Доктор Душиикин, врач нашей семьи, был еще одним оплотом «надежности». Пожилой человек, главный врач одного из военных госпиталей, он регулярно посещал нашу семью раз в неделю. Я помню его только в военной форме и лишь в зимнее время, когда после улицы в его бороде блестели снежинки. Доктор Душинкин заставлял меня показывать язык и подставлять грудь под его ледяной стетоскоп, затем я должен был давать ему отчет
об утреннем действии желудка, и если такового не было, он давал мне проглотить маленькую черную пилюлю. Помню также нашего зубного врача, хотя зубные врачи, конечно, никогда не бывают «надежными», а этот к тому же был немец. Не помню его фамилию, но уверен, что смог бы найти его приемную неподалеку от Исаакиевского собора.
«Надежность» друзей бывает смешанной, и, возможно, к этой категории подходят только друзья того поколения, которые уже не могут стать нашими соперниками. Одним из самых дорогих мне старших друзей был Владимир Васильевич Стасов, ученик Глинки;>[4]в самом деле, ему случалось играть с Глинкой на двух роялях, и по этому случаю он был священной коровой; помимо того, он был адвокатом и сотоварищем русской «Пятерки».>[5]Этот гигант с длинной белой (когда она бывала чистой) бородой времен наших предков носил маленькую шапочку-ермолку и темный, грязный сюртук. Ему была свойственна широкая жестикуляция, и разговаривая, он всегда громко кричал. Желая сообщить что- нибудь конфиденциально, он приставлял к вашему уху свою громадную руку и кричал прямо в ухо; мы называли это «стасовским секретом». Он имел обыкновение в каждом данном случае говорить лишь о его хорошей стороне, предоставляя плохой говорить самой за себя. Мы обычно шутили, что Стасов не будет отзываться плохо даже о погоде. Своей энергией и энтузиазмом он иногда напоминал мне запыхавшегося пса, которого вам хотелось бы погладить, но вы удерживаетесь, боясь, что в ответ он вас опрокинет. Стасов хорошо знал Толстого, в запасе у него было множество замечательных рассказов о Толстом. По его словам, однажды, когда Толстой говорил группе лиц о не-насилии и непротивлении, кто-то спросил его, что делать, если подвергнешься в лесу нападению тигра. Толстой ответил: «Делайте все, что в ваших силах; это случается редко».
Однако лучше всего я помню Стасова при его похоронах, и я не могу мысленно представить себе его квартиру, не увидев тут же гроб и Стасова в гробу. Больше всего меня поразило в этой церемонии, что Стасов, лежащий в гробу со сложенными на груди руками, казался неестественным; он был ярчайшим представителем породы людей с широко раскрытыми объятиями.
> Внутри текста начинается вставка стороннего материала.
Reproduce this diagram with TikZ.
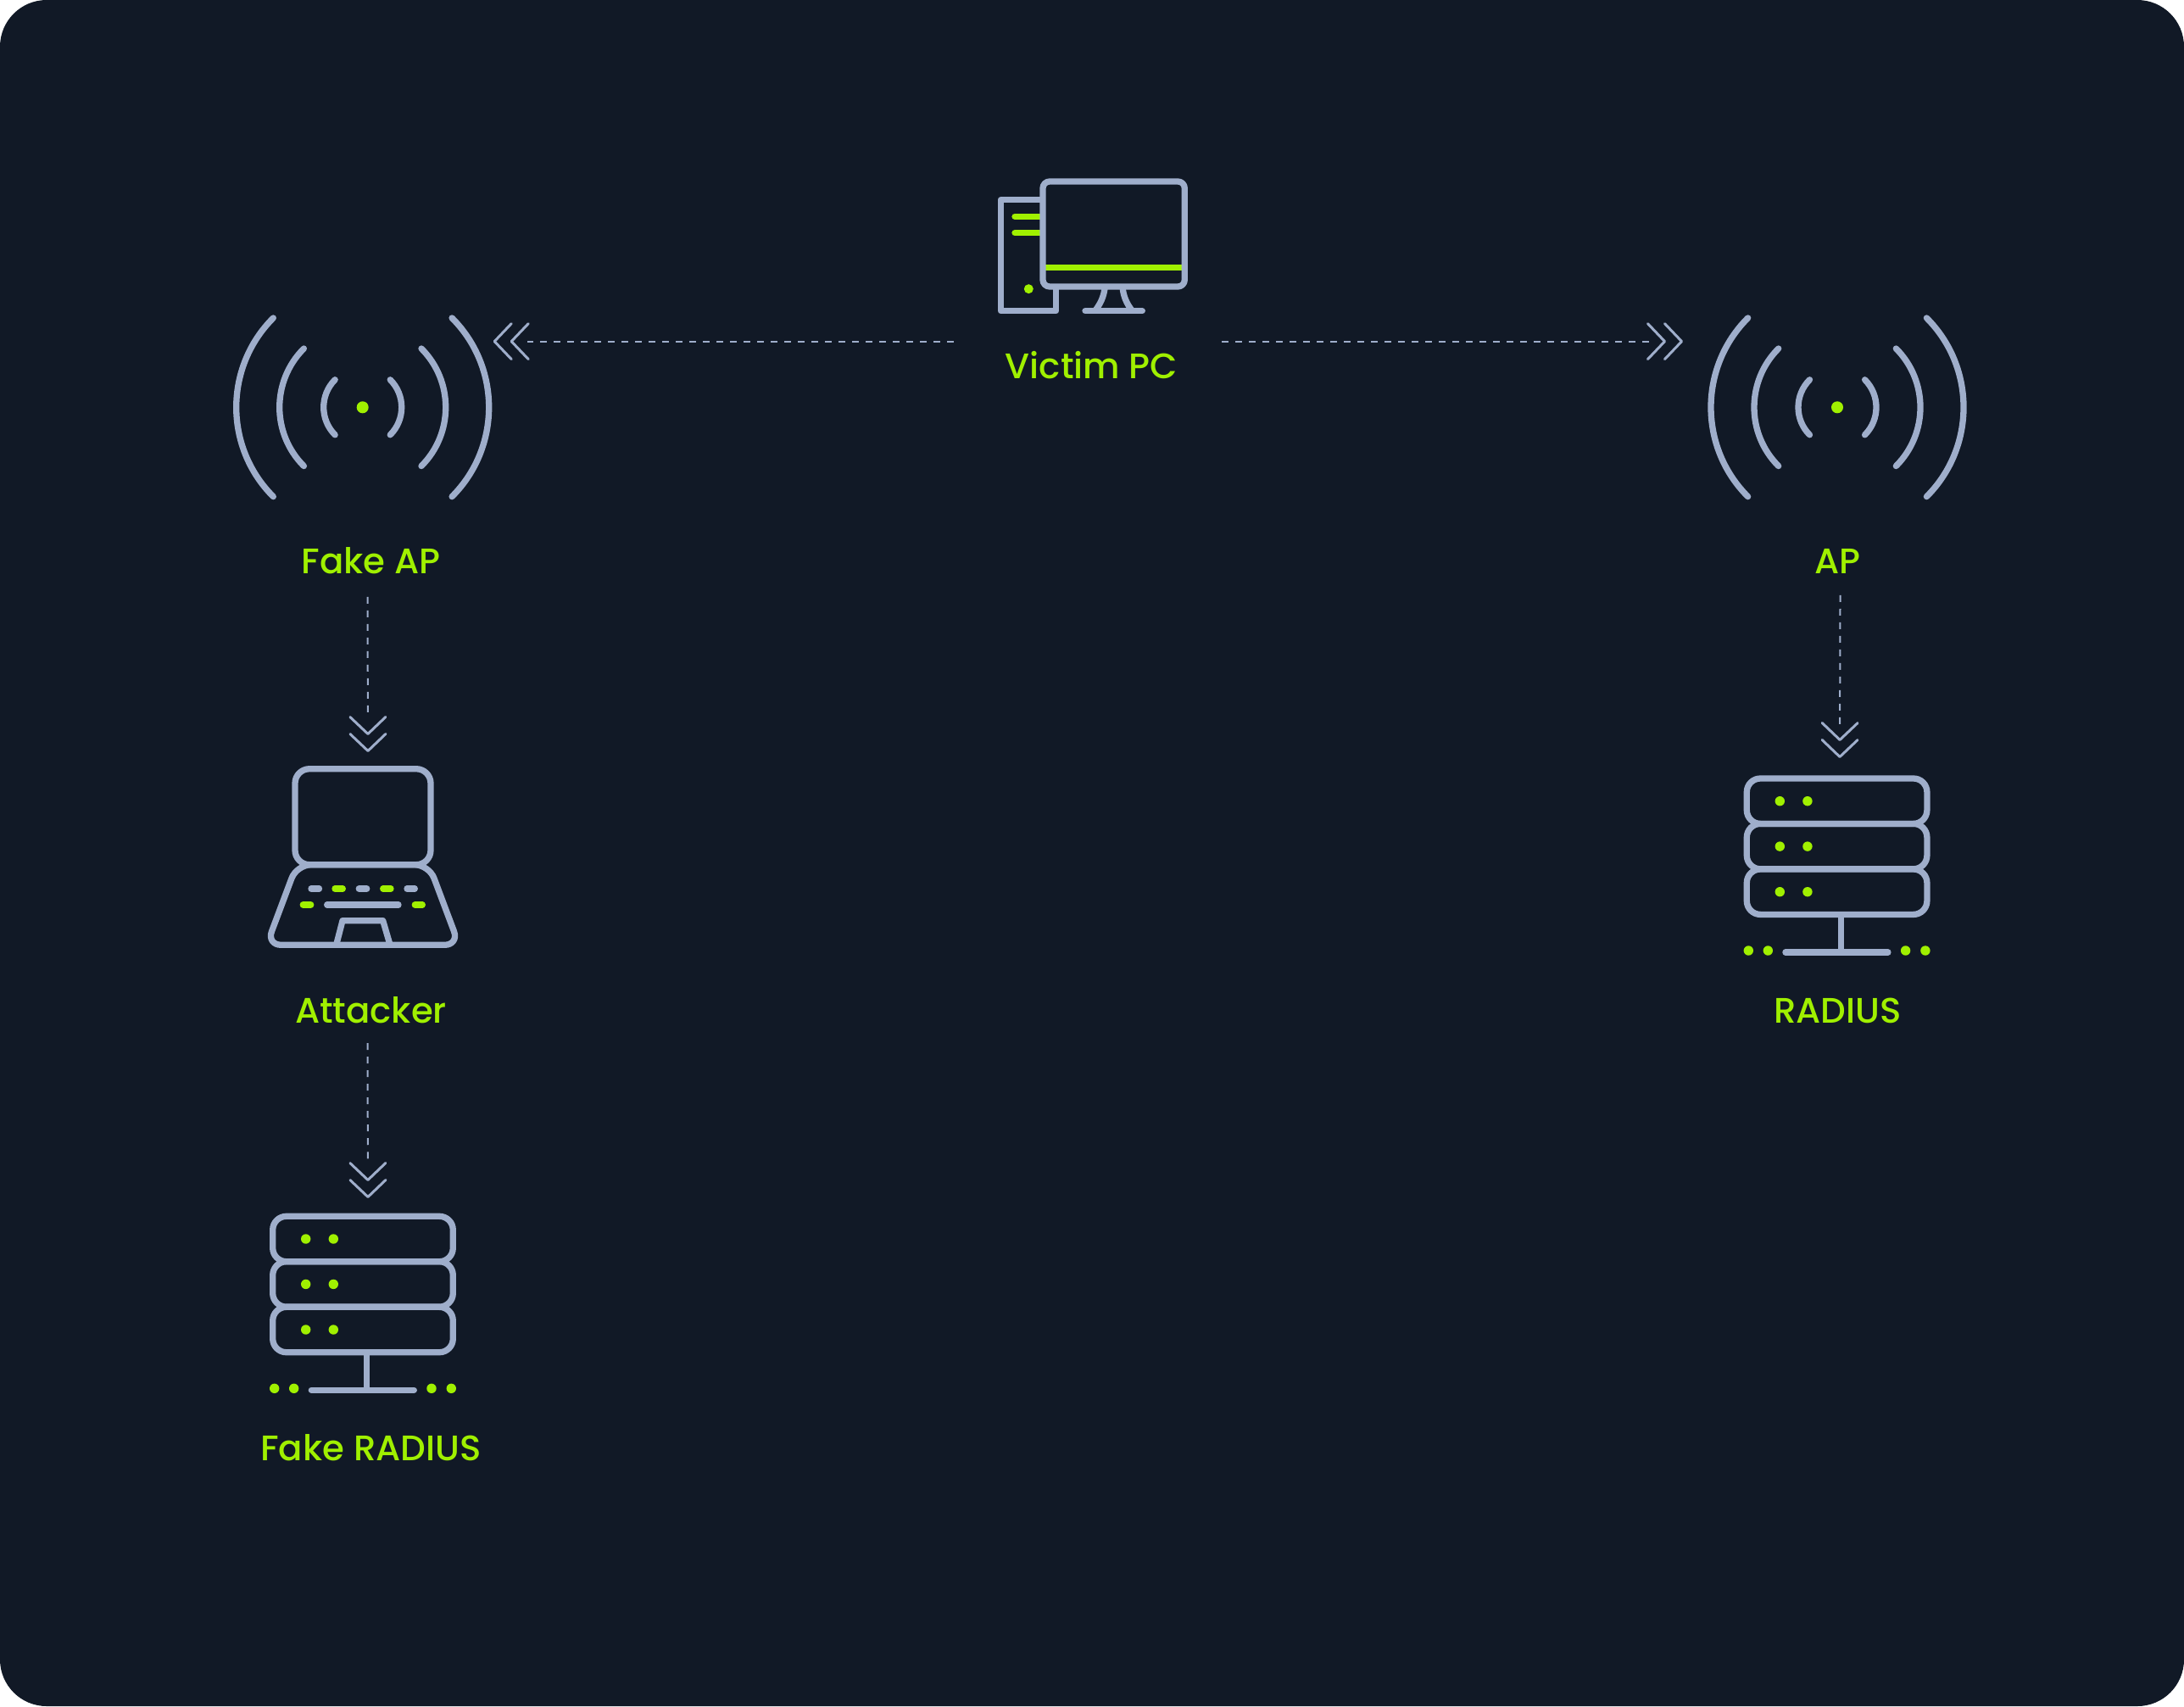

Комната казалась к тому же абсурдно узкой для такого громадного человека; отчасти это объяснялось дождливой погодой: мы все толпились там в пальто и с зонтиками. Помню, когда гроб проносили через дверь, дирижер Направник повернулся ко мне со словами: «Отсюда выносят кусок истории».
Воспоминания сами по себе, конечно, являются «надежными», они гораздо надежнее «подлинников», и «надежность» их возрастает с годами. Кроме того, всплывающие плохие воспоминания можно отогнать и извлечь из памяти наиболее стоющие реликвии. Никакого хронологического порядка в картинах прошлого, особенно часто оживающих в моей памяти, не наблюдается. Недавно, например, мне часто представлялся Мариинский театр с главным входом, задрапированным в черное по случаю кончины Чайковского. Помню, как колебались завесы на зимнем ветру, и как меня волновало это зрелище, ибо Чайковский был героем моего детства. В последнее время я часто вспоминал также звуки музыки, услышанной мною впервые, — пронзительные звуки флейт и гром барабанов оркестра моряков из казарм, расположенных вблизи нашего дома, при слиянии Крюкова канала с Невой. Эта музыка и звуки оркестра, сопровождавшего полки конной гвардии, ежедневно проникали в мою детскую. Особенно забавляли меня в младенчестве звуки труб, флейт и барабанов. Я знаю также, что желание воспроизвести эту музыку было причиной моих первых попыток сочинительства; я пробовал подобрать на рояле услышанные мной интервалы — лишь только смог дотягиваться до клавиатуры, — но при этом находил другие интервалы, нравившиеся мне больше, что уже делало меня композитором.